How NOT to Get a Conservative in the White House

Do conservative politicians need to have more heart? Do they just need to find snappy, appealing slogans to describe their existing economic policies? That’s the argument, apparently, in Arthur C. Brooks’ new book, The Conservative Heart. I’m no conservative myself, so I hope conservatives listen to Brooks. Because his argument just doesn’t match reality.

SAGLRROILYBYGTH will not be surprised to hear that I don’t really know what I’m talking about. I haven’t read Brooks’ new book. Based on the recent review by N. Gregory Mankiw in the New York Times, though, I feel justified in saying nertz to Brooks’ diagnosis.

Heart attack...

Heart attack…

Both Brooks and Mankiw hail from the free-market-conservative American Enterprise Institute.
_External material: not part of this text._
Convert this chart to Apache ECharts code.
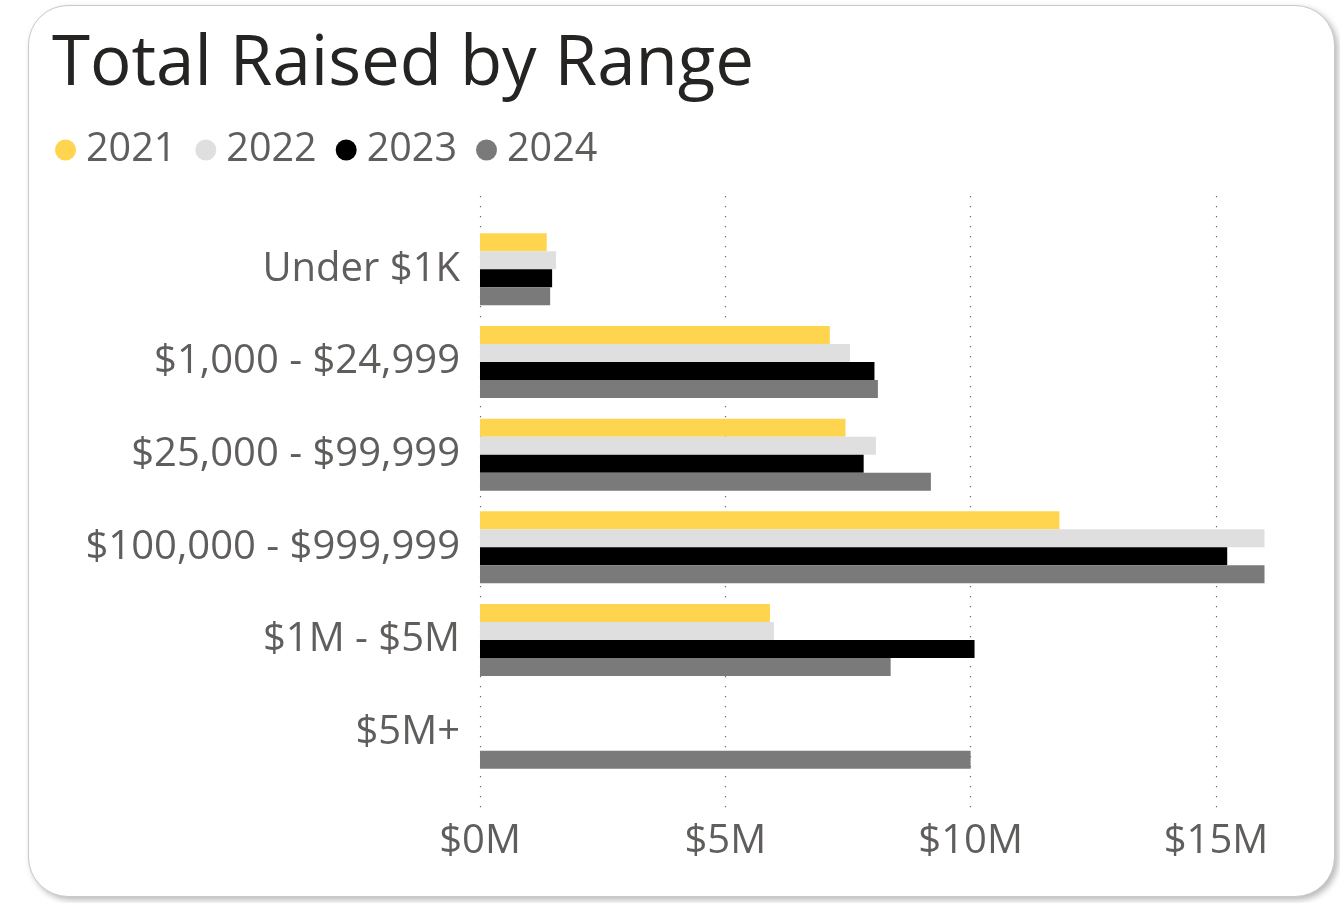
<!DOCTYPE html>
<html>
<head>
<meta charset="utf-8">
<script src="https://cdn.jsdelivr.net/npm/echarts@6/dist/echarts.min.js"></script>
<style>
  html, body { margin: 0; padding: 0; background: #fff; }
  .card {
    position: absolute; left: 28px; top: 5px; width: 1307px; height: 892px;
    border: 1.5px solid #c9c9c9; border-radius: 40px; background: #fff;
    box-shadow: 3px 3px 6px rgba(0,0,0,0.28); box-sizing: border-box;
  }
  #chart { position: absolute; left: 0; top: 0; width: 1340px; height: 903px; }
</style>
</head>
<body>
<div class="card"></div>
<div id="chart"></div>
<script>
// values in $M
var ranges = ['Under $1K', '$1,000 - $24,999', '$25,000 - $99,999', '$100,000 - $999,999', '$1M - $5M', '$5M+'];
var years = ['2021', '2022', '2023', '2024'];
var y2021 = [1.36, 7.13, 7.45, 11.81, 5.91, null];
var y2022 = [1.55, 7.54, 8.07, 15.99, 5.99, null];
var y2023 = [1.47, 8.04, 7.82, 15.23, 10.08, null];
var y2024 = [1.43, 8.11, 9.19, 15.99, 8.37, 10.0];
var xTicks = [0, 5, 10, 15];
var colors = ['#FFD44F', '#DFDFDF', '#000000', '#7A7A7A'];

var font = '"Open Sans", "Noto Sans", sans-serif';
var myChart = echarts.init(document.getElementById('chart'));
var seriesData = [y2021, y2022, y2023, y2024];

var series = [];
for (var i = 0; i < years.length; i++) {
    series.push({
        name: years[i],
        type: 'bar',
        xAxisIndex: 1,
        yAxisIndex: 1,
        barWidth: 18,
        barGap: 0,
        itemStyle: { color: colors[i] },
        animation: false,
        data: seriesData[i]
    });
}

var option = {
    backgroundColor: 'transparent',
    color: colors,
    title: {
        text: 'Total Raised by Range',
        left: 47,
        top: 20,
        textStyle: { fontFamily: font, fontSize: 69, fontWeight: 'normal', color: '#252423', lineHeight: 80 }
    },
    legend: {
        data: years,
        left: 50,
        top: 123,
        icon: 'circle',
        itemWidth: 21,
        itemHeight: 21,
        itemGap: 19,
        textStyle: { fontFamily: font, fontSize: 39.5, color: '#605E5C', lineHeight: 44, padding: [0, 0, 0, 5] }
    },
    grid: [
        // grid for the dotted gridlines and tick labels
        { left: 480, right: 75, top: 196, bottom: 95 },
        // grid for the bars
        { left: 480, right: 75, top: 223, bottom: 124 }
    ],
    xAxis: [
        {
            gridIndex: 0,
            type: 'value',
            min: 0,
            max: 16,
            interval: 5,
            axisLine: { show: false },
            axisTick: { show: false },
            splitLine: {
                show: true,
                showMaxLine: false,
                lineStyle: { color: '#666666', width: 1.2, type: [1.2, 8.8] }
            },
            axisLabel: {
                showMaxLabel: false,
                margin: 14,
                fontFamily: font,
                fontSize: 40,
                color: '#605E5C',
                formatter: function (v) {
                    return xTicks.indexOf(v) >= 0 ? '$' + v + 'M' : '';
                }
            }
        },
        {
            gridIndex: 1,
            type: 'value',
            min: 0,
            max: 16,
            show: false,
            splitLine: { show: false }
        }
    ],
    yAxis: [
        {
            gridIndex: 0,
            type: 'value',
            show: false,
            splitLine: { show: false }
        },
        {
            gridIndex: 1,
            type: 'category',
            inverse: true,
            data: ranges,
            axisLine: { show: false },
            axisTick: { show: false },
            splitLine: { show: false },
            axisLabel: {
                margin: 20,
                fontFamily: font,
                fontSize: 40,
                color: '#605E5C'
            }
        }
    ],
    series: series
};

myChart.setOption(option);
</script>
</body>
</html>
According to Mankiw, Brooks thinks that conservatives do not have a problem with policy. Rather, they have a problem with publicity.

As Mankiew recounts, President Obama is able to rally support for a minimum-wage hike by saying simply, “It’s time to give America a raise.”

Free-market conservatives, on the other hand, mumble through a complicated but correct four-point rebuttal. By the end, Brooks thinks, Americans just aren’t listening.

This Casssandresque portrait of market conservatives might be flattering to conservatives, but it just doesn’t match political reality. It’s not that overly nerdy conservatives lose their audiences mid-way. Rather, the public never even starts listening.

The problem for conservatives is not that they have too much Spock and not enough Kirk. Conservatives’ main problem has not been their overly logical public image. Rather, conservatives have struggled and failed to portray themselves as something different from their elitist, racist twentieth-century roots.

They need to do more to overcome their twentieth-century history. There are plenty of non-white conservatives out there, but they tend to think that voting for the GOP will be a betrayal. With good reason: This year, GOP presidential candidate Donald Trump insults Mexicans and Mexican-Americans. Last year, ham-handed GOP leaders denounced a voter-registration drive in Ferguson, Missouri.

It is not only these recent events that work against conservatism. Conservatism in the United States has always been perceived (with plenty of justification) as a movement of elite white racists. As I argued in my recent book about twentieth-century conservatism, by the end of the century conservative activists tried to refute their reputation for racism. It didn’t work.

When conservative leaders denied their racism, non-white voters did not believe them. In 1974-75, for example, most of the leaders of the conservative school boycott movement in Kanawha County, West Virginia adamantly denied that they were racist. Folks such as Avis Hill pointed out that he went to church with lots of African Americans. Conservative teachers such as Karl Priest pointed out that he coached a mixed-race basketball team.

Nevertheless, local African American leaders were not impressed. The Reverend Ronald English, for example, conceded that most of his African American friends and congregants were just as conservative as the book protesters. But because of the legacy of conservative activism; because of the presence of a weak and wilted Ku Klux Klan in support of the boycott; because many of the authors of the “offensive” books were African Americans, very few African Americans supported the conservative boycotters.

This legacy continues. In spite of Mr. Brooks’ recommendations, non-white voters—even staunchly conservative ones—will hate to vote for the party of white racism, even if those GOP leaders speak from the heart.

What should conservatives do?

They need to do more than simply insist that they are no longer racist. This will involve promoting non-white leaders such as Bobby Jindal, Nikki Haley, and Ben Carson. This will involve policing their own ranks to prevent any winking at old-fashioned white racism. This will involve highlighting cross-racial areas of conservative agreement on cultural issues such as abortion, same-sex marriage, and creationism.

Can it work? It can and has. When President Reagan appealed to working-class ethnic whites, he swept into the White House with the support of such “Reagan Democrats.” The next big conservative winner will do something similar. He (or she) will undercut the traditional lock between non-white voters and the Democratic Party. He or she will speak from the heart, for sure, but that heart will have to prove somehow that it has had an authentic conversion. Otherwise, voters just won’t listen.